How do parenting arrangements work for teacher parents?
Parenting arrangements in a Northwest Territories divorce are governed by the federal Divorce Act as reformed in 2021, which replaced the terms custody and access with decision-making responsibility and parenting time. Courts must decide based solely on the best interests of the child, applying the 11 codified factors in Divorce Act § 16(3).
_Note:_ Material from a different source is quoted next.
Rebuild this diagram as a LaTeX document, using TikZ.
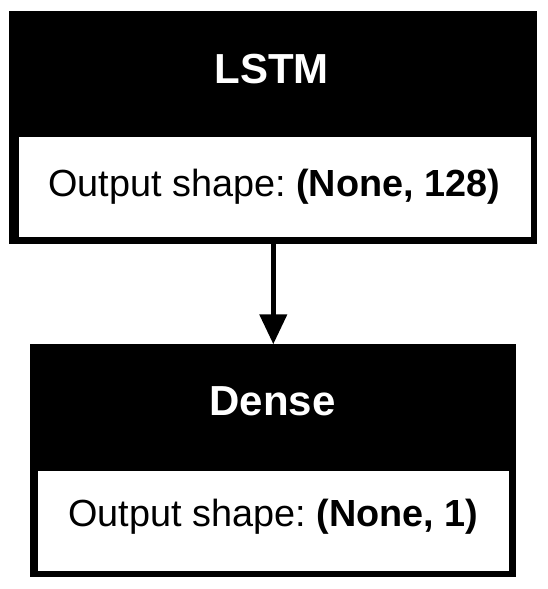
\documentclass[tikz,border=0pt]{standalone}
\usepackage{fontspec}
\setmainfont{Liberation Sans}
\usetikzlibrary{arrows.meta}
\frenchspacing
\begin{document}
\begin{tikzpicture}[x=1pt,y=-1pt,
  layerbox/.style={fill=black, draw=none, inner sep=0pt, outer sep=0pt},
  shapebox/.style={fill=white, draw=none, inner sep=0pt, outer sep=0pt},
  titletext/.style={anchor=base, inner sep=0pt, text=white, font=\fontsize{42}{50}\selectfont\bfseries},
  bodytext/.style={anchor=base, inner sep=0pt, text=black, font=\fontsize{37.8}{45}\selectfont},
  flow/.style={line width=5.3pt, -{Triangle[width=26.7pt,length=30pt]}}
]
\useasboundingbox (0,0) rectangle (547,589);
% LSTM layer
\node[layerbox, minimum width=528pt, minimum height=233pt] (lstm) at (273.3,127.5) {};
\node[shapebox, minimum width=511.4pt, minimum height=100.6pt] (lstmshape) at (275,187) {};
\node[titletext] (lstmtitle) at (271.7,83.3) {LSTM};
\node[bodytext] (lstmout) at (274.2,196.7) {Output shape: \textbf{(None, 128)}};
% Dense layer
\node[layerbox, minimum width=485.7pt, minimum height=233pt] (dense) at (273.15,460.8) {};
\node[shapebox, minimum width=471pt, minimum height=99.7pt] (denseshape) at (273.8,520.85) {};
\node[titletext] (densetitle) at (272.5,415) {Dense};
\node[bodytext] (denseout) at (273.3,526.7) {Output shape: \textbf{(None, 1)}};
% connector
\draw[flow] (lstm.south -| 273.3,0) -- (dense.north -| 273.3,0);
\end{tikzpicture}
\end{document}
The 2021 amendments, in force March 1, 2021, prioritize the child's physical, emotional, and psychological safety above all other factors and require a parenting plan rather than an adversarial custody fight. There is no presumption of equal parenting time; instead, a child should have as much time with each parent as is consistent with their best interests. Teacher parents often have an advantage in demonstrating stable schedules aligned with the school calendar, which courts may weigh when allocating parenting time. Relocation now requires 60 days' written notice to anyone with parenting time or decision-making responsibility, and the other parent has 30 days to object — a critical rule for educators who transfer between northern communities for teaching positions. Existing pre-2021 orders remain valid unless a party seeks to change them.
What steps should a teacher take to protect their pension in divorce?
Teachers should obtain an independent actuarial valuation of their NEBS pension before signing any settlement, gather all plan statements from the marriage period, and formalize the division through a court order or separation agreement that the plan administrator will accept. The pension earned during the marriage is divisible, but the method and value are negotiable.
Start by requesting your NEBS pension statement and confirming your marriage-date and separation-date accrued service. Retain a family lawyer experienced in defined benefit pension division, because the plan administrator's quoted commuted value often understates the fair economic value of an indexed lifetime pension. Decide strategically between keeping the full pension via a buy-out — trading home equity or RRSPs — versus splitting it, based on your retirement timeline and liquidity needs. Ensure any agreement specifies the exact division method the NEBS Pension Committee will implement, since a vague clause can stall enforcement for years. Finally, coordinate the pension division with CPP credit splitting and the treatment of retiree health benefits so no employment-linked asset is missed. Teacher pension divorce outcomes hinge on precise valuation and clear drafting.